-- Goal --
Copy out every line that contains the word "image".

[Entries taken from a collection]
►

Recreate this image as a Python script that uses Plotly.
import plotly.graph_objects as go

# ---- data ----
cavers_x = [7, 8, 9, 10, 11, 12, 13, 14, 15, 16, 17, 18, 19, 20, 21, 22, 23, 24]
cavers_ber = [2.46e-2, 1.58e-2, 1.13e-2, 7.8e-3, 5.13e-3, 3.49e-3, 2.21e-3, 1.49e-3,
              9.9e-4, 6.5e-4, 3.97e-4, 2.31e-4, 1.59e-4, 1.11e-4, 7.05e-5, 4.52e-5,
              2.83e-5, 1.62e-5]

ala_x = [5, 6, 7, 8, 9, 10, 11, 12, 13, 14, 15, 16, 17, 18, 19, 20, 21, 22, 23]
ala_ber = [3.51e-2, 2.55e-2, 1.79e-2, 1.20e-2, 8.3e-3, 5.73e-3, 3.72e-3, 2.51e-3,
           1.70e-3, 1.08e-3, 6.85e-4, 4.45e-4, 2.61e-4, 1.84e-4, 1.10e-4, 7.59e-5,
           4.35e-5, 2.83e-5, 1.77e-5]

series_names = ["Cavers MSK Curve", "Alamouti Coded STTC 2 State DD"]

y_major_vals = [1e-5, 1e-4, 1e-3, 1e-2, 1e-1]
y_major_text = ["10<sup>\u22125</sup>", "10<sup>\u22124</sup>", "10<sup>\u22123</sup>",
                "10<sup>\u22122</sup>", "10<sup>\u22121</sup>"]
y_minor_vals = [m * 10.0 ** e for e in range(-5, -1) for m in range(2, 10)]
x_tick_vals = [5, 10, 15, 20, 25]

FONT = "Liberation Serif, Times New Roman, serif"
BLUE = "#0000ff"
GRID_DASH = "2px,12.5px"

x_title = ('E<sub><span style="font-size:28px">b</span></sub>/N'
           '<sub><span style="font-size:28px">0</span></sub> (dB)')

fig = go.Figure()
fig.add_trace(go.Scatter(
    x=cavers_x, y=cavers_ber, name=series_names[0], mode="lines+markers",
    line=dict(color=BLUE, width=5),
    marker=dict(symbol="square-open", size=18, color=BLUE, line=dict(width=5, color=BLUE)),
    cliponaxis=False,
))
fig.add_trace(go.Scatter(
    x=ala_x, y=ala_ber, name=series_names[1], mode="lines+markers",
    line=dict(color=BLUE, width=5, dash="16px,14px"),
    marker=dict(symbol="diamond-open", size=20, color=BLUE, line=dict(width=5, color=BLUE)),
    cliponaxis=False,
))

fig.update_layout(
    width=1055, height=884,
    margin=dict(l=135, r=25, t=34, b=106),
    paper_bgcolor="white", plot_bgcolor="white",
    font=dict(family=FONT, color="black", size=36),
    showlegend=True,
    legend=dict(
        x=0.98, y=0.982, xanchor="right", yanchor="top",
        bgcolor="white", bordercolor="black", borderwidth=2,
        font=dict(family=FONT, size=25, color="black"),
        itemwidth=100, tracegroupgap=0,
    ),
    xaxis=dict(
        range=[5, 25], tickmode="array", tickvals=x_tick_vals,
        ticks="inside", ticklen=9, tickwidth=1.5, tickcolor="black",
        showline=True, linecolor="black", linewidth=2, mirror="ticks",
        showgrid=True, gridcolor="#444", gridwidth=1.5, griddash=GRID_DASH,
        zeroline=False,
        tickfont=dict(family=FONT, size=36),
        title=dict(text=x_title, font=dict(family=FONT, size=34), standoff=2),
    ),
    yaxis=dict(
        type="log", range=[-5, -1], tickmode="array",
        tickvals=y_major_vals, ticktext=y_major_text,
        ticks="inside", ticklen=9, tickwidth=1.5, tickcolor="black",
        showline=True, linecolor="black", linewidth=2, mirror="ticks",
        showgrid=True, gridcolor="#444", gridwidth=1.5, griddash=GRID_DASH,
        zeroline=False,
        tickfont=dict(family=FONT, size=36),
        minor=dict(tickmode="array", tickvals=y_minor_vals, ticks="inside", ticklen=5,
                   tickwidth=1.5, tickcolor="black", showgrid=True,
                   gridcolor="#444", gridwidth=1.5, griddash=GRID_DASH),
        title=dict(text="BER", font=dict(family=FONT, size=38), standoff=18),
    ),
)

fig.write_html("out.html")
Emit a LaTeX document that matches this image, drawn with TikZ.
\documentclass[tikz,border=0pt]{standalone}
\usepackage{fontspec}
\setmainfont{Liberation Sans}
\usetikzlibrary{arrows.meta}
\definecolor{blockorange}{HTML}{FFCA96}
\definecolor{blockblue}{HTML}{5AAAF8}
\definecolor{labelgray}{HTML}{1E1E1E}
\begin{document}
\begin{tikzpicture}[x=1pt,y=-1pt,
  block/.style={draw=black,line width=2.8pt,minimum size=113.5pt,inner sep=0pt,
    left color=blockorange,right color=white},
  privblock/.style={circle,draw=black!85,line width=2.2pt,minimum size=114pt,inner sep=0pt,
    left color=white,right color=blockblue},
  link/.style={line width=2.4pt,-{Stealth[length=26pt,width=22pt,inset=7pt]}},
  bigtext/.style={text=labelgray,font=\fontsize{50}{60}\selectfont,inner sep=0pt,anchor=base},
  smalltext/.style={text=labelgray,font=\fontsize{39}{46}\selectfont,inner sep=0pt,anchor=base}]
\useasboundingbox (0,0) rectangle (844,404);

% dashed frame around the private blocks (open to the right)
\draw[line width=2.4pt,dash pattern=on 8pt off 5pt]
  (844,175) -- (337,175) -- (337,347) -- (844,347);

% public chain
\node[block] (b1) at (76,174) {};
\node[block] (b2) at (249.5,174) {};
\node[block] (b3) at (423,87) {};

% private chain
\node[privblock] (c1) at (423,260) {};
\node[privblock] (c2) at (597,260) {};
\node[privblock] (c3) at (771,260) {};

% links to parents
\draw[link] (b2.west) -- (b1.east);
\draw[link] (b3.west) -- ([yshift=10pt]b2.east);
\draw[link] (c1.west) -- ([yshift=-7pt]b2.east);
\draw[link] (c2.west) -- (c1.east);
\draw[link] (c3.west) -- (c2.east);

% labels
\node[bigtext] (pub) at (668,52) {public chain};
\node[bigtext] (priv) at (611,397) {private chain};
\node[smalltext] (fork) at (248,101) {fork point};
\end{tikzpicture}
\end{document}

◄

-- Exercise output --
Recreate this image as a Python script that uses Plotly.
Emit a LaTeX document that matches this image, drawn with TikZ.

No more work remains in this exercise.